Let me explain my reasoning and the specifics of this landmark term. That Tuesday, I found myself on a stuffy Coach bus at about 12:30 in the morning. Three hours earlier I had played 35 minutes in a basketball game against Stevens Institute of Technology, during which I had been thrown to the floor more times than I could count by players that could probably bench my body weight. I had dalmatian-like bruises dotting my upper arms, and a suspicious pain crawling up my left foot and into my calf. I was eating a barely-cooked piece of meat from Wendy’s (definitely not free-range chicken), and a large glob of the mysterious orange-tinted sauce had just dripped onto my urban theory reading. I had Intro to Psychology in eight-and-a-half hours and I had yet to crack open my textbook that week. And to top it all off, we had lost by 32 points. It was, needless to say, a low point.

There seems to be only one explanation for my resigned acceptance of this kind of lifestyle: athletic masochism. I am a masochistic athlete. I derive pleasure and satisfaction from pain and humiliation. Surely this is the reason that I surrender my October break to play basketball for five hours a day during double sessions, take only 48 hours off for Thanksgiving and during Winter Break move my belongings into Noyes for two weeks, where I live off of PB&Js and canned soup. Obviously this is the explanation for why I consent to run “Sweet 16s” in practice every week—16 sprints from sideline to sideline in one minute and five seconds.

There’s no other way to rationalize it when I’m bent over in pain, nearly spewing my ACDC wrap onto the hardwood after running a suicide, or when I got up at 4:30 a.m. for early morning practices last year. I, and all college athletes, must get some sick satisfaction out of this torture. We are masochists.

Once I arrived back on campus, I set out to test my hypothesis. I approached my fellow student-athletes and asked them about the lowest point of their collegiate career. I didn’t have to look too far.

Senior Elise Okusami is my teammate on the women’s basketball team; she averages 9.6 points per game and is leading the team in steals this season. She is also the starting fly on the women’s rugby team, which is headed to the USA Rugby Sweet 16 national tournament this spring, and led the team with 13 tries this fall. She told me about the injury she suffered on Oct. 20 of this year, when playing rugby against Radcliffe (Harvard) in Cambridge.

“I bruised my ribs in that game, and the athletic trainers said the only way to heal them was to rest,” said Okusami. “But it was during playoff time, so I had to play. We had two games in one day and in one of them I ended up getting stuck under the bottom of this pile of people and someone was lying right on that spot. So I was killed for a few days.”

Nevertheless, Okusami played through the pain that afternoon in a loss to Army and a win over University of Massachusetts. “I went home that night and laid down and couldn’t get back up or turn over in bed or anything,” she said. “But rugby’s really not that bad.”

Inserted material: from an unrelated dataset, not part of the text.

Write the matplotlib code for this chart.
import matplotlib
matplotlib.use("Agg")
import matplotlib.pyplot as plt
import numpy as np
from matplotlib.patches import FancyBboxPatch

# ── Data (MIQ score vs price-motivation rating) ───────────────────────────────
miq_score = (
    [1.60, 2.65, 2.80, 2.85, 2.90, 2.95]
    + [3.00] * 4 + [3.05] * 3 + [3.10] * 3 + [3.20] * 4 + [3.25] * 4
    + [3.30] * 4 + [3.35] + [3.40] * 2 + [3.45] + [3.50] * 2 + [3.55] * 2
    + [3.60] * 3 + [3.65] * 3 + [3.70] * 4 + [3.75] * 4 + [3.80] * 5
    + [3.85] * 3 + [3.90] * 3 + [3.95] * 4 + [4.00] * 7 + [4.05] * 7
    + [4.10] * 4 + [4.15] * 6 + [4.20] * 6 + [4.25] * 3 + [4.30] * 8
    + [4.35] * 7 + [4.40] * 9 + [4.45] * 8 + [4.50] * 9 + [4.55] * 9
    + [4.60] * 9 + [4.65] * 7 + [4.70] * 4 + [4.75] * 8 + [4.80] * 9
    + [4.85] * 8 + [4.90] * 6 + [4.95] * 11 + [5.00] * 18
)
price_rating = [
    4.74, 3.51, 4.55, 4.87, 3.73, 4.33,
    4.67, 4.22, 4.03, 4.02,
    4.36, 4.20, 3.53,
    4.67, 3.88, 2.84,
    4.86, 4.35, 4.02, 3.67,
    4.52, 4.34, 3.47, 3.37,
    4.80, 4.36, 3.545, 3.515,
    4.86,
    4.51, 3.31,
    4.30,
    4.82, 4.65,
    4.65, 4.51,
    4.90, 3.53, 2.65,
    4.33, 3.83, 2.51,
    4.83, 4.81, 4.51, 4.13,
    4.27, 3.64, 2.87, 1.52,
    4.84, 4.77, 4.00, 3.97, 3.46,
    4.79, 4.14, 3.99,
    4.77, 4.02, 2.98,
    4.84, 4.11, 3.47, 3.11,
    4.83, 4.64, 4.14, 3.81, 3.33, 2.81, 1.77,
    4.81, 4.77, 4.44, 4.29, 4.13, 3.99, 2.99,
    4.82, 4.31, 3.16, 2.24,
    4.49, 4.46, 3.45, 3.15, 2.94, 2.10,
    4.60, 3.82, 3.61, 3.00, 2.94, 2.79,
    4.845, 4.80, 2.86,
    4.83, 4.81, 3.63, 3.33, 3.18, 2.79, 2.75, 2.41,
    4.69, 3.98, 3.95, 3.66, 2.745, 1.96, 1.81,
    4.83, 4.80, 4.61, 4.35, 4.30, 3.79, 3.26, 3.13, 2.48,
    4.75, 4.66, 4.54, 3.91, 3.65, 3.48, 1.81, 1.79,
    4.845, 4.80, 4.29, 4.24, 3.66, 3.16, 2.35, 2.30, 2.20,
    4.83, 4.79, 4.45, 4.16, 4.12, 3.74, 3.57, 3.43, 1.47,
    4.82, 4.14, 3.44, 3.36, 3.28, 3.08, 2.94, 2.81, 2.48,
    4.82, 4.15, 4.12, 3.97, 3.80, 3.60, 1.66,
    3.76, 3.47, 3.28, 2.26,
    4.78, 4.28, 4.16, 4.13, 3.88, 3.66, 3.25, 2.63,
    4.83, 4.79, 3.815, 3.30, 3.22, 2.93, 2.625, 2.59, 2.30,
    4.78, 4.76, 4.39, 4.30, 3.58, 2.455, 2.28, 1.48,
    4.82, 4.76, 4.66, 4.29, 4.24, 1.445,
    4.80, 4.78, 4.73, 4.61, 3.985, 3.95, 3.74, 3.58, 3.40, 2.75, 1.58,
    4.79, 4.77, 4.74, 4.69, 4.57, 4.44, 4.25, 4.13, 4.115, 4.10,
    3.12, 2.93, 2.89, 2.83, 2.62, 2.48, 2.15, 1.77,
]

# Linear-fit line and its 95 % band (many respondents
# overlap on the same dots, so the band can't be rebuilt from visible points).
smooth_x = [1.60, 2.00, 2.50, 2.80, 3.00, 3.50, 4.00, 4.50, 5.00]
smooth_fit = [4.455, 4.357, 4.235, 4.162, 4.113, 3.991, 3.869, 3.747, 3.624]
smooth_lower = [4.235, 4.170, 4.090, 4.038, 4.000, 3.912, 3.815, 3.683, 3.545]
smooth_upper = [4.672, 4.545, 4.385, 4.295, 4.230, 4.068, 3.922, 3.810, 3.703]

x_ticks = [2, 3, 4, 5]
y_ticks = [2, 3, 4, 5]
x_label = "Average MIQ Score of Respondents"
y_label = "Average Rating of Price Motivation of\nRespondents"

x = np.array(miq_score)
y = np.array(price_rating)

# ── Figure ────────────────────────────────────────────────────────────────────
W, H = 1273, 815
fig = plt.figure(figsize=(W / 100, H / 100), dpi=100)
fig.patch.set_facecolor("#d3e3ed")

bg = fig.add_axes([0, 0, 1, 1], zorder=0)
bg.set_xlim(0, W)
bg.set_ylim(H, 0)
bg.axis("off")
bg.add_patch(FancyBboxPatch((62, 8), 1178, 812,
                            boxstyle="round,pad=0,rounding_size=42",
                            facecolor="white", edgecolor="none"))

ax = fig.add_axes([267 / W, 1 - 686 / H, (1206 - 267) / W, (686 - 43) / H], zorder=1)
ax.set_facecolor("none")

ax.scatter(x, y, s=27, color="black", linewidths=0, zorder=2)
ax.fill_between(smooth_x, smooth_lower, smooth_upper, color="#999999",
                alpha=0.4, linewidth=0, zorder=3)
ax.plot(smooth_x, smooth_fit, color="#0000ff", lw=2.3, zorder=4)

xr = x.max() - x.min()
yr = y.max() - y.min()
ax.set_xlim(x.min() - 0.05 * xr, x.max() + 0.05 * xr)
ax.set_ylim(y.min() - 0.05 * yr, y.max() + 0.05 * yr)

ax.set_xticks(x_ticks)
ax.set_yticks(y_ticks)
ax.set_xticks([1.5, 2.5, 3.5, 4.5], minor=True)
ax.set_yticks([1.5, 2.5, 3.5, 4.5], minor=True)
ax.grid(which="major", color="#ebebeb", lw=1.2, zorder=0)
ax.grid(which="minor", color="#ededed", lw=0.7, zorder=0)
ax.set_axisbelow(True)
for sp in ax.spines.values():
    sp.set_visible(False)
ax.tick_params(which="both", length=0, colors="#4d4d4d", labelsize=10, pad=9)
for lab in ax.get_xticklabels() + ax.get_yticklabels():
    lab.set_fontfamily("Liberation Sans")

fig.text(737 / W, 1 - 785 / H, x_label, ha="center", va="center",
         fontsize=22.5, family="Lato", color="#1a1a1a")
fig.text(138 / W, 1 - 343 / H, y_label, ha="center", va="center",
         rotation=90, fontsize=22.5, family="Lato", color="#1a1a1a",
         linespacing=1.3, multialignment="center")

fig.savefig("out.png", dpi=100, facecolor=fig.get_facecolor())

I also talked to Shannon Fuhr, a junior on my team who has dealt with back problems since high school. This season she has been forced to watch from the sidelines as she gets MRI after MRI and travels to consultations with various chiropractors.
“This all really hit me when I would have to ice my back all night all season long, just to be able to sit for the hours I needed to set aside to get my work done every night,” said Fuhr.

Despite her injuries, Fuhr started and scored 4.5 points per game last season and, along with Okusami, was named to the Liberty League All-Academic Team.

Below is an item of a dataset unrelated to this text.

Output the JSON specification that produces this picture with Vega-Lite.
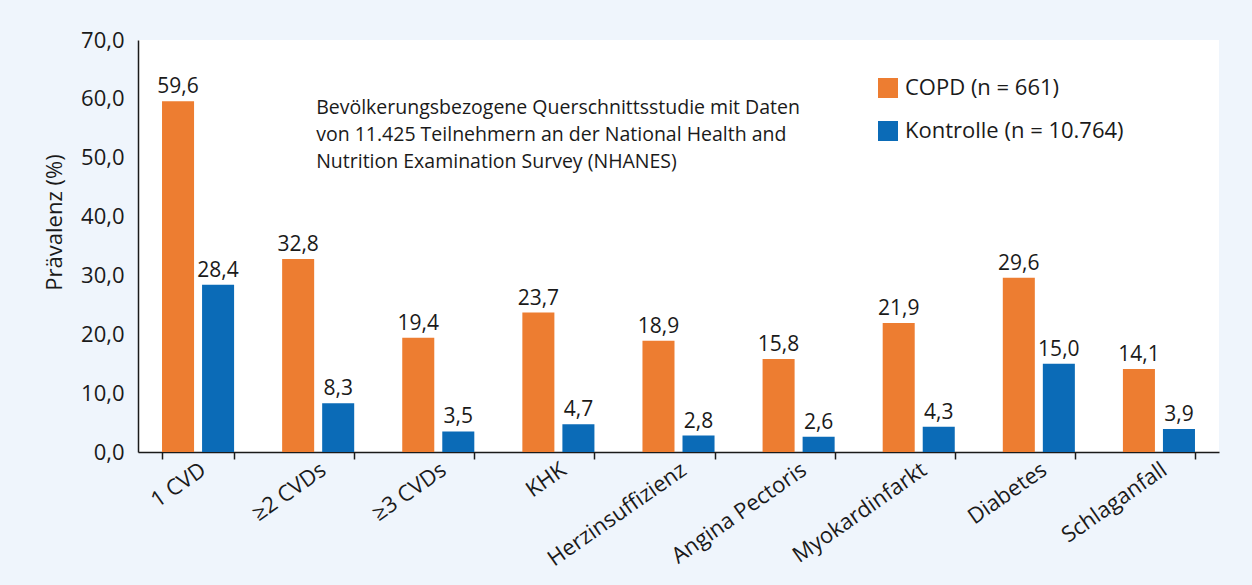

In order to prove this was not a women’s basketball-specific masochism, I talked with junior Tyler Bellstrom, who plays infield and pitches for the baseball team.

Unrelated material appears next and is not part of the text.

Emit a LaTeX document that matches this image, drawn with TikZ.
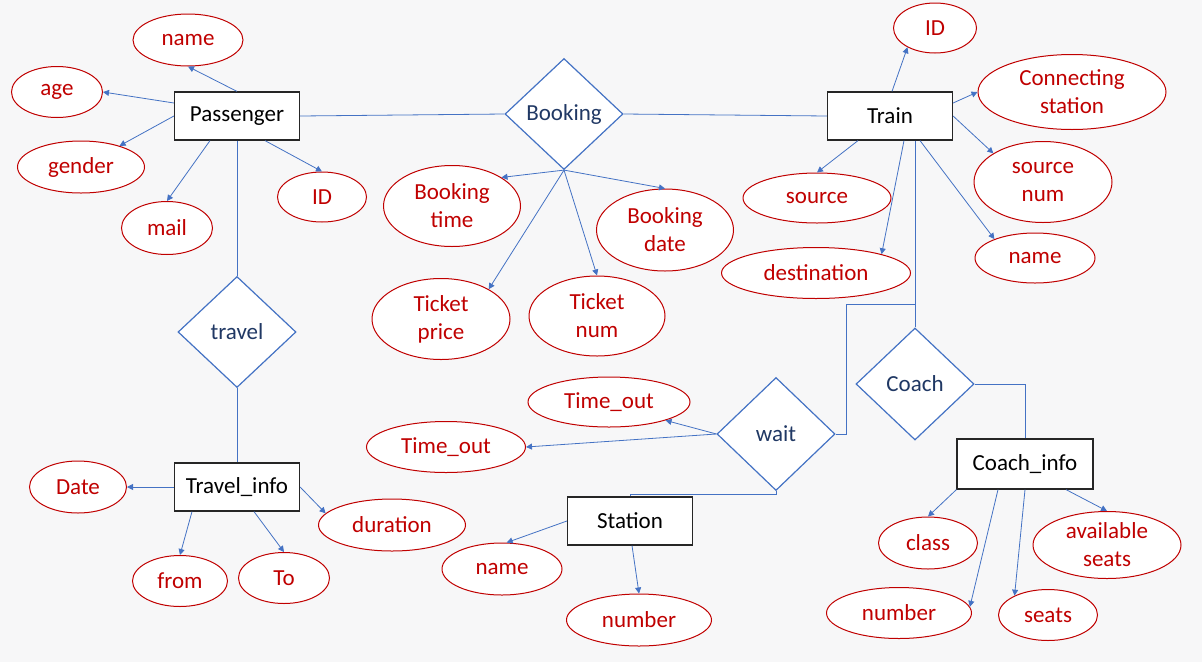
\documentclass[tikz,border=0pt]{standalone}
\usepackage{fontspec}
\setmainfont{Carlito}
\usepackage{xcolor}
\usepackage{tikz}
\usetikzlibrary{shapes.geometric, arrows.meta, positioning}

\definecolor{bgcol}{RGB}{247,247,248}
\definecolor{attrred}{RGB}{192,0,0}
\definecolor{relblue}{RGB}{68,114,196}
\definecolor{reltext}{RGB}{32,56,100}

\tikzset{
  entity/.style={draw=black!85, fill=white, line width=1.2pt, minimum width=125pt, minimum height=48pt, inner sep=0pt},
  attr/.style={ellipse, draw=attrred, fill=white, text=attrred, line width=1pt, inner sep=0pt, align=center},
  relation/.style={diamond, draw=relblue, fill=white, text=reltext, line width=1.2pt, minimum width=118pt, minimum height=111pt, inner sep=0pt},
  wire/.style={relblue, line width=0.8pt},
}

\begin{document}
\begin{tikzpicture}[x=1pt, y=-1pt, on grid, font=\fontsize{23}{28}\selectfont, >={Triangle[width=6pt,length=6pt]}]
        \fill[bgcol] (0,0) rectangle (1202,662);

        % entities
        \node[entity] (passenger) at (237,116) {Passenger};
        \node[entity] (train) at (890,116) {Train};
        \node[entity] (travelinfo) at (237,487) {Travel\_info};
        \node[entity] (station) at (630,521) {Station};
        \node[entity, minimum width=136pt, minimum height=50pt] (coachinfo) at (1025,464) {Coach\_info};

        % relations
        \node[relation] (booking) at (564,114) {Booking};
        \node[relation] (travel) at (237,332) {travel};
        \node[relation, minimum height=113pt] (wait) at (776,434) {wait};
        \node[relation, minimum height=112pt] (coach) at (915,384) {Coach};
        \coordinate (join) at ([yshift=23pt]coach.north);

        % attributes
        \node[attr, minimum width=110pt, minimum height=52pt] (pname) [above left=76pt and 49pt of passenger] {name};
        \node[attr, minimum width=91pt, minimum height=51pt] (age) [above left=24pt and 180pt of passenger] {age};
        \node[attr, minimum width=127pt, minimum height=52pt] (gender) [below left=51pt and 156pt of passenger] {gender};
        \node[attr, minimum width=91pt, minimum height=53pt] (mail) [below left=112pt and 70pt of passenger] {mail};
        \node[attr, minimum width=89pt, minimum height=50pt] (pid) [below right=81pt and 85pt of passenger] {ID};

        \node[attr, minimum width=137pt, minimum height=81pt] (btime) [below left=92pt and 112pt of booking] {Booking\\time};
        \node[attr, minimum width=137pt, minimum height=82pt] (bdate) [below right=116pt and 101pt of booking] {Booking\\date};
        \node[attr, minimum width=138pt, minimum height=81pt] (tprice) [below left=205pt and 123pt of booking] {Ticket\\price};
        \node[attr, minimum width=136pt, minimum height=80pt] (tnum) [below right=202pt and 33pt of booking] {Ticket\\num};

        \node[attr, minimum width=83pt, minimum height=50pt] (tid) [above right=88pt and 45pt of train] {ID};
        \node[attr, minimum width=188pt, minimum height=75pt] (connst) [above right=24pt and 182pt of train] {Connecting\\station};
        \node[attr, minimum width=138pt, minimum height=81pt] (srcnum) [below right=66pt and 153pt of train] {source\\num};
        \node[attr, minimum width=120pt, minimum height=50pt] (tname) [below right=142pt and 145pt of train] {name};
        \node[attr, minimum width=148pt, minimum height=50pt] (source) [below left=82pt and 73pt of train] {source};
        \node[attr, minimum width=189pt, minimum height=51pt] (dest) [below left=157pt and 74pt of train] {destination};

        \node[attr, minimum width=97pt, minimum height=52pt] (date) [left=159pt of travelinfo] {Date};
        \node[attr, minimum width=95pt, minimum height=51pt] (tifrom) [below left=94pt and 57pt of travelinfo] {from};
        \node[attr, minimum width=91pt, minimum height=51pt] (tito) [below right=91pt and 47pt of travelinfo] {To};
        \node[attr, minimum width=147pt, minimum height=52pt] (duration) [below right=38pt and 155pt of travelinfo] {duration};

        \node[attr, minimum width=162pt, minimum height=50pt] (toutA) [above left=32pt and 167pt of wait] {Time\_out};
        \node[attr, minimum width=159pt, minimum height=51pt] (toutB) [below left=13pt and 330pt of wait] {Time\_out};

        \node[attr, minimum width=120pt, minimum height=52pt] (sname) [below left=48pt and 128pt of station] {name};
        \node[attr, minimum width=145pt, minimum height=52pt] (snum) [below right=99pt and 9pt of station] {number};

        \node[attr, minimum width=99pt, minimum height=52pt] (class) [below left=79pt and 97pt of coachinfo] {class};
        \node[attr, minimum width=148pt, minimum height=67pt] (avail) [below right=81pt and 82pt of coachinfo] {available\\seats};
        \node[attr, minimum width=145pt, minimum height=51pt] (cnum) [below left=149pt and 126pt of coachinfo] {number};
        \node[attr, minimum width=99pt, minimum height=51pt] (seats) [below right=151pt and 23pt of coachinfo] {seats};

        % relationship lines
        \path[wire]
        (passenger.east) edge (booking.west)
        (booking.east) edge (train.west)
        (passenger.south) edge (travel.north)
        (travel.south) edge (travelinfo.north)
        (train.south -| coach.north) edge (coach.north);
        \draw[wire] (coach.east) -| (coachinfo.north);
        \draw[wire] (wait.east) -- ++(11,0) |- (join);
        \draw[wire] (wait.south) -- ++(0,3) -| (station.north);

        % attribute arrows
        \path[wire, ->]
        (passenger.north) edge (pname.south)
        ([yshift=13pt]passenger.west) edge (age.east)
        (passenger.west) edge (gender)
        ([xshift=-27pt]passenger.south) edge (mail.north)
        ([xshift=28pt]passenger.south) edge (pid.north)
        (booking.south) edge (btime.30)
        (booking.south) edge (bdate.north)
        (booking.south) edge (tprice.32)
        (booking.south) edge (tnum.north)
        ([xshift=2pt]train.north) edge (tid.215)
        ([yshift=13pt]train.east) edge (connst.west)
        (train.east) edge (srcnum.150)
        ([xshift=30pt]train.south) edge (tname.155)
        ([xshift=-32pt]train.south) edge (source.north)
        ([xshift=14pt]train.south) edge (dest.16)
        (travelinfo.west) edge (date.east)
        ([xshift=-45pt]travelinfo.south) edge (tifrom.north)
        ([xshift=17pt]travelinfo.south) edge (tito.north)
        (travelinfo.east) edge (duration.170)
        (wait.west) edge (toutA.342)
        (wait.west) edge (toutB.east)
        (station.west) edge (sname.80)
        ([xshift=2pt]station.south) edge (snum.north)
        (coachinfo.south west) edge (class.north)
        ([xshift=-27pt]coachinfo.south) edge (cnum.5)
        (coachinfo.south) edge (seats.150)
        ([xshift=41pt]coachinfo.south) edge (avail.north);
\end{tikzpicture}
\end{document}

“Last spring, I pulled an all-nighter for a take-home midterm. I didn’t sleep at all. Then I
boarded a bus at 6 a.m. that morning for a six-hour bus ride to St. Lawrence. But I had to write another paper on the bus,” Bellstrom said.

“We played a double-header at St. Lawrence that day and lost both,” he added. “We had the tying run on second and we hit into a disputed double-play where a guy made a questionable diving catch. I got doubled off the base. Then we drove six hours back to Vassar and I had class the next day.”

Clearly, this psychological condition is ubiquitous amongst college athletes. We sacrifice countless hours of sleep, our vacations, sometimes our grades, usually our social lives and definitely our bodies just to play our respective sports. We put ourselves through immense physical pain and agony to finish a sprint or a lap or to get back on defense. And yet, we still play.

I asked Okusami to list the injuries she’s endured in four years as a two-sport collegiate athlete. She paused for a long while and then rattled them off.

“Chronic tendonitis—but that’s treatable, it’s fine—a sprained shoulder, a stinger, a sprained sternoclavicular joint, a broken pinkie, my bruised ribs, peroneal tendonitis, a few hyper-extended elbows I think, probably a few concussions. And one time I got poked in the eye and it bled—that was kind of gross. And besides that there were more minor things like calcified bruises and a couple black eyes. But none of those were a big deal.”

Maybe it’s not a “big deal” because we still love to play. It’s possible, I suppose, that we aren’t really masochistic. That we don’t get some kind of perverse satisfaction out of our injuries and our sacrifices and our exhaustion. Maybe it’s more that we love to compete, we love being on teams and we love representing Vassar. But sometimes, as on that Tuesday night in Hoboken, we just need little reminders of solidarity in this twisted rationale.

Emma Carmichael ’10 is an urban studies major and a member of the Vassar women’s basketball team. This semester she is editorializing on issues in all divisions of collegiate-level athletics.